BRENT LATHAM - Wednesday, October 14, 2009
It's easy and understandable to forget that today is a game day for the USMNT - one that would have been a celebration of a tough qualifying campaign which ended in success in Honduras over the weekend.
Of course the events early Tuesday morning cast a pall over any positive emotions as the realities of life remind us once again that sport is valuable for entertainment purposes only, and there are much more important things than a result on the soccer field.
The good news is that it looks like Charlie Davies will pull through this, even if his soccer playing future may be ruined. Taking into account Charlie's passion for the game, and while keeping our full attention on his recovery, and well-wishes for all those affected by the accident, we at Yanks Abroad think it is appropriate as well to turn our gaze back to the field.
Many readers seem to have taken my suggestion in Monday's blog that the US trot out an alternative line-up as an invitation to throw the match.
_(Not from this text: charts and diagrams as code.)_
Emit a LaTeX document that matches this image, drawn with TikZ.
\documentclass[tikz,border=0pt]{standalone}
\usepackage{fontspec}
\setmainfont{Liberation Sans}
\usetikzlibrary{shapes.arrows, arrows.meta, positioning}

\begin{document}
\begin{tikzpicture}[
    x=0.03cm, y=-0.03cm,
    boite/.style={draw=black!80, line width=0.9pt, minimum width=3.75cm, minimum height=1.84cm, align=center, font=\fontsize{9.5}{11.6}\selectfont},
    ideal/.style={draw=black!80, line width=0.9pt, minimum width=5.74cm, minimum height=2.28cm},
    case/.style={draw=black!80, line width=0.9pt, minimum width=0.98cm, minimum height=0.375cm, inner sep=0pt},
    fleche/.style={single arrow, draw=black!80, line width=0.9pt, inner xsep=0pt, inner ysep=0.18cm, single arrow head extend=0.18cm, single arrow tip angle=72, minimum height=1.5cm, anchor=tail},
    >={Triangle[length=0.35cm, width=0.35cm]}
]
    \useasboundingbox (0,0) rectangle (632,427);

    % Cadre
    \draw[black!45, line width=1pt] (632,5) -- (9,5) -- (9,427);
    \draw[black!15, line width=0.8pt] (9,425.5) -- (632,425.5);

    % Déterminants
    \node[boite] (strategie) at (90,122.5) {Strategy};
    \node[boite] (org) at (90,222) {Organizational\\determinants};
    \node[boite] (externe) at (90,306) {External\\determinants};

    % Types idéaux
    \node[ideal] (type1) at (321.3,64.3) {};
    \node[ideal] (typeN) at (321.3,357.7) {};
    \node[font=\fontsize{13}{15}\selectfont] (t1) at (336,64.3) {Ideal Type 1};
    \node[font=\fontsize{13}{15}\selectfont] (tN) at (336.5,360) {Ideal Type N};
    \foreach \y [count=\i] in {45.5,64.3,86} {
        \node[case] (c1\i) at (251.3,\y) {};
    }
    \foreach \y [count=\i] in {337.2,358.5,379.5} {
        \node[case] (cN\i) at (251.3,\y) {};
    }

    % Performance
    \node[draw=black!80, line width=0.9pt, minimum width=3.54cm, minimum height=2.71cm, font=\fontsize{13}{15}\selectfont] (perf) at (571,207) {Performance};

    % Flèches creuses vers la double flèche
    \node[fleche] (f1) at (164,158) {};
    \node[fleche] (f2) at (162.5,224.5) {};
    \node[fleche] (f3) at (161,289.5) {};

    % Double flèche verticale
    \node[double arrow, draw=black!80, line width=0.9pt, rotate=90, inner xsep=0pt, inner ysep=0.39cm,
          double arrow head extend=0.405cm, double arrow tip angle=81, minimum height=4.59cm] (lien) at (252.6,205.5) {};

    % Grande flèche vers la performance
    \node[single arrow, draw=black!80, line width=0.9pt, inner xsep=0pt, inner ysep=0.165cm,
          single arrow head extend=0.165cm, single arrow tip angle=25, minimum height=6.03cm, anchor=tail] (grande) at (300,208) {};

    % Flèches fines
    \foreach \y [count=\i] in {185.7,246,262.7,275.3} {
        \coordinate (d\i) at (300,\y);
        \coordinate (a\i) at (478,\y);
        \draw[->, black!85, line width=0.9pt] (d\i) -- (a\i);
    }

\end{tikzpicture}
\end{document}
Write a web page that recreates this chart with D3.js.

That couldn't be further from the point I intended to make. The contention is simply that the US must look out for its own interests first. To think any other team anywhere in the world would not do the same is naive. You can contend that we Americans are different, but that will be little consolation in June if Michael Bradley or Oguchi Onyewu sees an untimely red card and misses a World Cup match.
That said, there's no reason why an alternative team can't be just as competitive as the normal first string. Bob Bradley has, many times in the past, discovered usable lineup variations completely by chance, and this is another such opportunity.
The US also cannot afford to go to the World Cup with only thirteen or fourteen battle tested players. This is a high pressure but risk free chance to test some backups who need to be ready to fill in come next summer, and the Americans need to take advantage of that opportunity. Adding a half dozen first choice reserves to the lineup could even result in the game being more competitive, as a starting eleven with little to prove might be subject to a let down.
World Cup seeding and winning the group
There are some other implications to winning the match tonight. The first is that winning would assure the US first place in the Hexagonal for the second straight cycle, no small feat and one that - though a small detail - would help ensure bragging rights over Mexico for the next four years. One thing's for sure, though the US might not make a big deal of it, if Mexico does win the Hex for the first time in years you'll be hearing about it from Mexicans for a long time.
One other argument I have seen repeatedly in the past days is that winning the Hexagonal will somehow give the US a better case for a seed at the World Cup. That argument is based in a fundamental misunderstanding of how the seeding process has worked in the past.
For a long time, FIFA simply chose their favorite seven teams plus the host nation(s) as seeds. Then in 2006 it decided to clarify the process by using a weighted formula of World Cup finishes and FIFA ranking. Even in light of a #4 ranking and good showings in 1994 and 2002, the US still fell short. This time around is likely to be little different, except that with South Africa seeded instead of Germany, there is one less seeded position. And the US has fallen in the rankings and performed poorly in 2006.
So the US is unlikely to be seeded among the top seven no matter what happens tonight. Aside from those top seven spots, nothing else matters. Many fans seem to think there is some sort of ranking process that divides teams into four tiers and forms the groups from there, but in the past it has never worked that way. This is not the NCAA basketball tournament; either you're a top seed, or you're in the pot with the other 24 teams. So unless FIFA suddenly makes a drastic change to the way they form the groups, the chances this game will have any bearing at all on the Americans' group in South Africa are close to zero.